How the GRC should address rare bases, as well as common
bases that result in non-functional alleles (a.k.a. polymorphic pseudogenes), in
the reference assembly is a substantially more complex task than dealing with erroneous bases. This is made even
more so by the wide range of opinions held by assembly users, which include:
- Most common allele
- Ancestral allele
- Coding allele
The GRC currently favors a model in which haplotypic integrity is retained within blocks of linkage disequilibrium (LD) as best possible, every base is found at an MAF >5% in some population (i.e. no universally rare alleles) and coding alleles are favored over non-coding alleles, so long as they too are not universally rare. However, additional analyses will be performed before any bases changes are made. Examples of genomic regions where the existing reference base is associated with disease (ASPN, PMID:15640800) or non-coding variants (CYP3A5, PMID:11279519) are presented below in Figures 1 and 2. In the former case, the reference base is the minor allele, while in the latter, it is the major allele. We invite you to consider examples such as these as you form your own views of what should be represented in the reference assembly. If you have questions or concerns about base updates for GRCh38, let us know!
Fig.1
Fig. 1. Zoomed-in graphical view of the ASPN gene in GRCh37. The
assembly sequence is shown at top.
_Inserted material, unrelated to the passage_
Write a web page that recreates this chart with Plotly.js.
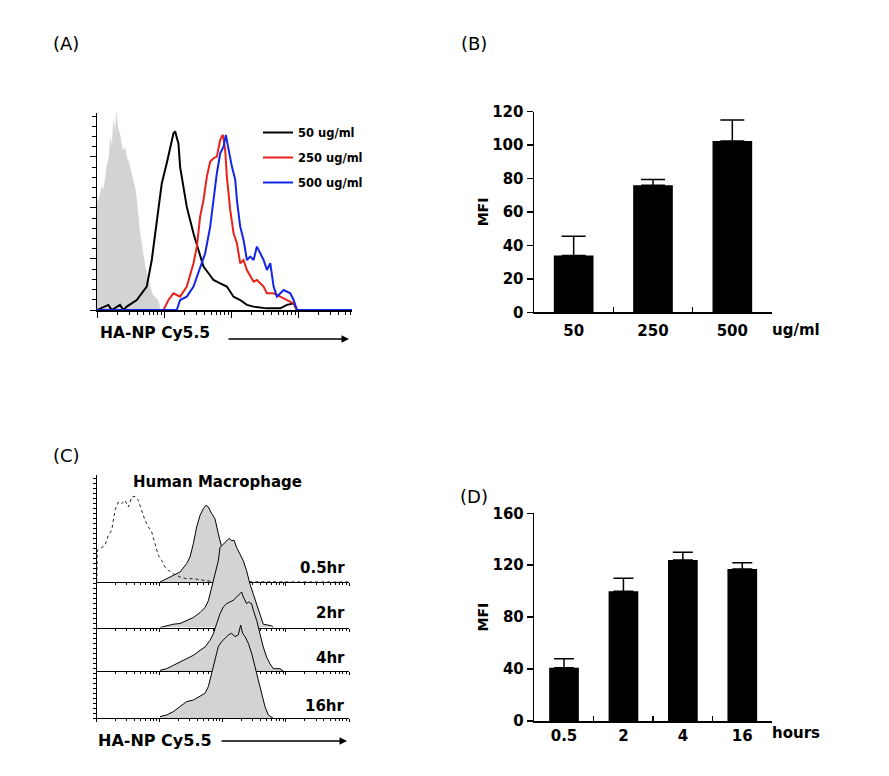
<!DOCTYPE html>
<html><head><meta charset="utf-8">
<script src="https://cdn.plot.ly/plotly-3.0.1.min.js"></script>
<style>html,body{margin:0;padding:0;background:#fff}#chart{width:889px;height:776px}</style>
</head><body><div id="chart"></div>
<script>
// ---------- Panel A : histograms (x = log10 fluorescence, y = events) ----------
const aGrayX = [0,0,0.04,0.07,0.1,0.145,0.18,0.2,0.22,0.25,0.27,0.29,0.31,0.34,0.37,0.39,0.42,0.44,0.47,0.49,0.52,0.54,0.57,0.59,0.62,0.64,0.68,0.72,0.77,0.82,0.87,0.91,0.93,0.94];
const aGrayY = [0,104,112,121,118,140,150,168,160,185,172,193,178,173,160,157,158,150,146,140,132,124,118,108,90,75,58,42,28,16,12,10,4,0];
const a50X = [0,0.169,0.219,0.343,0.393,0.443,0.592,0.741,0.816,0.891,0.965,1.04,1.09,1.139,1.164,1.214,1.239,1.289,1.338,1.438,1.512,1.587,1.662,1.736,1.836,1.935,2.035,2.134,2.234,2.333,2.532,2.731,2.831,2.93,2.98];
const a50Y = [0,5,0,5,0,3.3,9.8,22.9,49,88,124,144,160,173,175,163,140,121,101,75,59,42.5,36,29.4,26,23,13,9.8,5,3.3,1.6,1.6,5,6.5,0];
const a250X = [0.99,1.065,1.139,1.239,1.338,1.438,1.488,1.537,1.587,1.637,1.687,1.736,1.786,1.836,1.876,1.91,1.935,1.985,2.035,2.085,2.134,2.184,2.234,2.284,2.333,2.383,2.433,2.483,2.532,2.632,2.731,2.831,2.93,2.98];
const a250Y = [0,9.8,16.3,13.1,22.9,45.8,62.1,91.5,107.8,130.7,145.4,148.7,150.3,166.7,171.6,156.9,130.7,98,75.2,65.4,45.8,49,39.2,32.7,27.8,29.4,26.1,22.9,16.3,16.3,13.1,9.8,6.5,0];
const a500X = [0,1.189,1.239,1.338,1.438,1.537,1.612,1.687,1.736,1.786,1.836,1.886,1.92,1.96,2.01,2.06,2.085,2.134,2.184,2.234,2.284,2.333,2.383,2.433,2.483,2.532,2.582,2.632,2.682,2.781,2.881,2.93,2.98,3.8];
const a500Y = [0,0,9.8,13.1,22.9,42.5,55.6,81.7,107.8,134,153.6,160.1,171.6,156.9,140.5,127.5,107.8,81.7,68.6,49,52.3,49,62.1,55.6,49,39.2,45.8,22.9,13.1,19.6,16.3,9.8,0,0];
const aNames = ['50 ug/ml','250 ug/ml','500 ug/ml'];

// ---------- Panel B : MFI vs dose ----------
const bCats = ['50','250','500'];
const bVals = [34,76,102.5];
const bErr  = [11.5,3.5,12.5];

// ---------- Panel C : offset histograms (x = log10 fluorescence, y = events) ----------
const cCtrlX = [0,0.01,0.053,0.132,0.185,0.238,0.29,0.343,0.396,0.449,0.502,0.555,0.607,0.66,0.713,0.766,0.819,0.872,0.924,0.977,1.03,1.083,1.136,1.215,1.321,1.426,1.532,1.638,1.743,1.849,4.0];
const cCtrlY = [0,31.7,33.3,36.7,46.7,51.7,71.7,80,78.3,81.7,75,85,85.7,81.7,71.7,61.7,55,50,38.3,26.7,21.7,15,11.7,8.3,5,3.3,3.3,2.3,1,0.3,0];
const c05X = [1.004,1.109,1.215,1.321,1.426,1.479,1.532,1.585,1.638,1.69,1.733,1.77,1.823,1.875,1.928,1.981,2.034,2.087,2.166];
const c05Y = [0,3.3,6.7,10,18.3,25,38.3,55,66.7,73.3,76.7,75,68.3,63.3,48.3,35,25,11.7,0];
const c2X = [1.004,1.109,1.215,1.321,1.426,1.532,1.638,1.717,1.77,1.823,1.875,1.928,1.955,2.007,2.06,2.102,2.139,2.176,2.219,2.272,2.324,2.377,2.43,2.483,2.536,2.588,2.641,2.773,2.8];
const c2Y = [0,1.7,3.3,4,6.7,10,15,20,26.7,40,53.3,66.7,80,83.3,86.7,89.3,86.7,87.3,80,73.3,66.7,56.7,43.3,33.3,23.3,13.3,3.3,1.7,0];
const c4X = [1.004,1.109,1.215,1.321,1.426,1.532,1.638,1.717,1.796,1.849,1.902,1.955,2.007,2.06,2.113,2.166,2.219,2.272,2.298,2.324,2.377,2.404,2.456,2.483,2.536,2.588,2.641,2.694,2.747,2.8,2.905,2.958];
const c4Y = [0.7,2.3,5.7,9,12.3,15.7,20.7,24,30.7,37.3,47.3,57.3,64,67.3,69,70.7,74,77.3,79,74,67.3,69,67.3,60.7,50.7,37.3,24,14,7.3,2.3,2.3,0];
const c16X = [1.004,1.109,1.215,1.321,1.426,1.532,1.638,1.717,1.77,1.823,1.875,1.928,1.981,2.034,2.087,2.139,2.192,2.245,2.282,2.314,2.351,2.404,2.456,2.509,2.562,2.615,2.668,2.721,2.8];
const c16Y = [1.7,3.3,6.7,11.7,16.7,18.3,21.7,25,31.7,45,58.3,71.7,76.7,80,83.3,85,81.7,83.3,93.3,85,81.7,75,65,51.7,38.3,25,11.7,3.3,0];
const cLabels = ['0.5hr','2hr','4hr','16hr'];

// ---------- Panel D : MFI vs time ----------
const dCats = ['0.5','2','4','16'];
const dVals = [41,100,124,117];
const dErr  = [7,10,6,5];

// ---------- log-decade tick helper ----------
function minorLog(maxDec){ const v=[]; for(let d=0; d<Math.ceil(maxDec); d++){ for(let k=2;k<10;k++){ const t=d+Math.log10(k); if(t<maxDec) v.push(t);} } return v; }

const GRAY = '#d3d3d3';
const FONT = 'DejaVu Sans, Verdana, sans-serif';
const bf = (s) => ({family:FONT, size:s, weight:'bold', color:'#000'});

const traces = [
  {x:aGrayX, y:aGrayY, xaxis:'x', yaxis:'y', mode:'lines', fill:'tozeroy', fillcolor:GRAY, line:{color:GRAY, width:0.5}, showlegend:false, hoverinfo:'skip'},
  {x:a50X, y:a50Y, xaxis:'x', yaxis:'y', mode:'lines', name:aNames[0], line:{color:'#000000', width:2}, legendgroup:'g1'},
  {x:a250X, y:a250Y, xaxis:'x', yaxis:'y', mode:'lines', name:aNames[1], line:{color:'#e8231b', width:2}, legendgroup:'g2'},
  {x:a500X, y:a500Y, xaxis:'x', yaxis:'y', mode:'lines', name:aNames[2], line:{color:'#1226e8', width:2}, legendgroup:'g3'},
  // panel C
  {x:c05X, y:c05Y, xaxis:'x2', yaxis:'y2', mode:'lines', fill:'tozeroy', fillcolor:GRAY, line:{color:'#000', width:1}, showlegend:false},
  {x:cCtrlX, y:cCtrlY, xaxis:'x2', yaxis:'y2', mode:'lines', line:{color:'#222', width:1, dash:'dot'}, showlegend:false},
  {x:c2X, y:c2Y, xaxis:'x3', yaxis:'y3', mode:'lines', fill:'tozeroy', fillcolor:GRAY, line:{color:'#000', width:1}, showlegend:false},
  {x:c4X, y:c4Y, xaxis:'x4', yaxis:'y4', mode:'lines', fill:'tozeroy', fillcolor:GRAY, line:{color:'#000', width:1}, showlegend:false},
  {x:c16X, y:c16Y, xaxis:'x5', yaxis:'y5', mode:'lines', fill:'tozeroy', fillcolor:GRAY, line:{color:'#000', width:1}, showlegend:false},
  // panel B
  {type:'bar', x:bCats, y:bVals, xaxis:'x6', yaxis:'y6', width:0.5, marker:{color:'#000'}, showlegend:false,
   error_y:{type:'data', symmetric:false, array:bErr, arrayminus:bErr.map(()=>0), color:'#000', thickness:1.5, width:12}},
  // panel D
  {type:'bar', x:dCats, y:dVals, xaxis:'x7', yaxis:'y7', width:0.5, marker:{color:'#000'}, showlegend:false,
   error_y:{type:'data', symmetric:false, array:dErr, arrayminus:dErr.map(()=>0), color:'#000', thickness:1.5, width:10}}
];

const W=889, H=776;
const px = v => v/W, py = v => 1 - v/H;

const cX = [px(96.7), px(349)];
const cTop = py(475);
const cBase = [582, 627.5, 671, 718.3];
function cx(anchor){ return {domain:cX, range:[0,4], anchor:anchor, showline:true, linecolor:'#000', linewidth:1, ticks:'outside', ticklen:3, tickcolor:'#000', tickvals:[0,1,2,3,4], minor:{tickvals:minorLog(4), ticklen:2, ticks:'outside', tickcolor:'#000'}, showticklabels:false, showgrid:false, zeroline:false}; }
function cy(anchor, base, show){ return {domain:[py(base), cTop], range:[0, base-475], anchor:anchor, showline:show, linecolor:'#000', linewidth:1, ticks: show?'outside':'', ticklen:3, dtick:5, tickcolor:'#000', showticklabels:false, showgrid:false, zeroline:false}; }

function ann(text, x, y, size, xa){ return {text:text, x:px(x), y:py(y), xref:'paper', yref:'paper', xanchor:xa||'center', yanchor:'middle', showarrow:false, font:bf(size)}; }
function lab(text, x, y){ return {text:text, x:px(x), y:py(y), xref:'paper', yref:'paper', xanchor:'center', yanchor:'middle', showarrow:false, font:{family:'DejaVu Sans', size:18, color:'#000'}}; }
function arrow(x, y, len){ return {text:'', x:px(x), y:py(y), xref:'paper', yref:'paper', ax:-len, ay:0, showarrow:true, arrowhead:2, arrowsize:1, arrowwidth:1.5, arrowcolor:'#000'}; }

const layout = {
  width:W, height:H, margin:{l:0,r:0,t:0,b:0}, autosize:false,
  paper_bgcolor:'#fff', plot_bgcolor:'rgba(0,0,0,0)',
  font:{family:FONT, color:'#000'},
  showlegend:true,
  legend:{x:px(258), y:py(118), xanchor:'left', yanchor:'top', bgcolor:'rgba(0,0,0,0)', font:bf(11.5), traceorder:'grouped', tracegroupgap:6, itemwidth:30},
  xaxis:{domain:[px(97), px(352)], range:[0,3.8], anchor:'y', showline:true, linecolor:'#000', linewidth:1.5, ticks:'outside', ticklen:6, tickcolor:'#000', tickvals:[0,1,2,3], minor:{tickvals:minorLog(3.8), ticklen:3, ticks:'outside', tickcolor:'#000'}, showticklabels:false, showgrid:false, zeroline:false},
  yaxis:{domain:[py(310), py(113)], range:[0,193], anchor:'x', showline:true, linecolor:'#000', linewidth:1.5, ticks:'outside', ticklen:6, dtick:50, tickcolor:'#000', minor:{dtick:10, ticklen:4, ticks:'outside', tickcolor:'#000'}, showticklabels:false, showgrid:false, zeroline:false},
  xaxis2:cx('y2'), xaxis3:cx('y3'), xaxis4:cx('y4'), xaxis5:cx('y5'),
  yaxis2:cy('x2', cBase[0], false), yaxis3:cy('x3', cBase[1], false), yaxis4:cy('x4', cBase[2], false), yaxis5:cy('x5', cBase[3], true),
  xaxis6:{domain:[px(534), px(772)], type:'category', range:[-0.5,2.5], anchor:'y6', tickson:'boundaries', ticks:'inside', ticklen:5, tickcolor:'#000', tickwidth:1.5, showline:true, linecolor:'#000', linewidth:1.5, tickfont:bf(15), ticklabelstandoff:4, showgrid:false, zeroline:false},
  yaxis6:{domain:[py(312.3), py(111.7)], range:[0,120], dtick:20, anchor:'x6', ticks:'outside', ticklen:6, tickwidth:1.5, tickcolor:'#000', showline:true, linecolor:'#000', linewidth:1.5, tickfont:bf(15), showgrid:false, zeroline:false,
          title:{text:'MFI', font:bf(14), standoff:0}},
  xaxis7:{domain:[px(534.3), px(772)], type:'category', range:[-0.5,3.5], anchor:'y7', tickson:'boundaries', ticks:'inside', ticklen:5, tickcolor:'#000', tickwidth:1.5, showline:true, linecolor:'#000', linewidth:1.5, tickfont:bf(15), ticklabelstandoff:0, showgrid:false, zeroline:false},
  yaxis7:{domain:[py(721), py(513.3)], range:[0,160], dtick:40, anchor:'x7', ticks:'outside', ticklen:6, tickwidth:1.5, tickcolor:'#000', showline:true, linecolor:'#000', linewidth:1.5, tickfont:bf(15), showgrid:false, zeroline:false,
          title:{text:'MFI', font:bf(14), standoff:0}},
  annotations:[
    lab('(A)', 66, 43), lab('(B)', 474, 43), lab('(C)', 66, 455), lab('(D)', 474, 497),
    ann('HA-NP Cy5.5', 98, 333, 15.5, 'left'),
    arrow(349, 339, 122),
    ann('HA-NP Cy5.5', 96, 740, 16, 'left'),
    arrow(347, 741, 127),
    ann('Human Macrophage', 217, 482, 15),
    ann(cLabels[0], 347, 568, 15, 'right'),
    ann(cLabels[1], 347, 613, 15, 'right'),
    ann(cLabels[2], 347, 658, 15, 'right'),
    ann(cLabels[3], 347, 706, 15, 'right'),
    ann('ug/ml', 796, 330, 15),
    ann('hours', 796, 733, 15)
  ]
};

Plotly.newPlot('chart', traces, layout, {displayModeBar:false, staticPlot:true});
</script>
</body></html>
The ASPN gene is shown in green, and
alignments of the corresponding RefSeq transcripts are in grey. The thin red
line in the alignments corresponds to a 3 nt indel (TCA). The reference insertion
creates an additional aspartic acid in a run of aspartic acids (red box). The
reference allele (D14) is a minor allele (MAF between 0.05 and 0.10 in various
populations) and is associated with osteroarthritis susceptibility. Other clone
based sequences exist that contain the more common, non-disease associated,
allele.
Fig. 2
Fig. 2
Fig. 2. Zoomed-in graphical view of the CYP3A5 gene in GRCh37. The
assembly sequence is shown at top. The CYP3A5 gene is shown in green. The
highlighted base in the GRCh37 reference assembly represents the major allele
in many populations. This allele creates cryptic splice site that disrupts the
reading frame of CYP3A5 and results in a non-coding transcript. However, in
other populations, the coding allele is the major allele.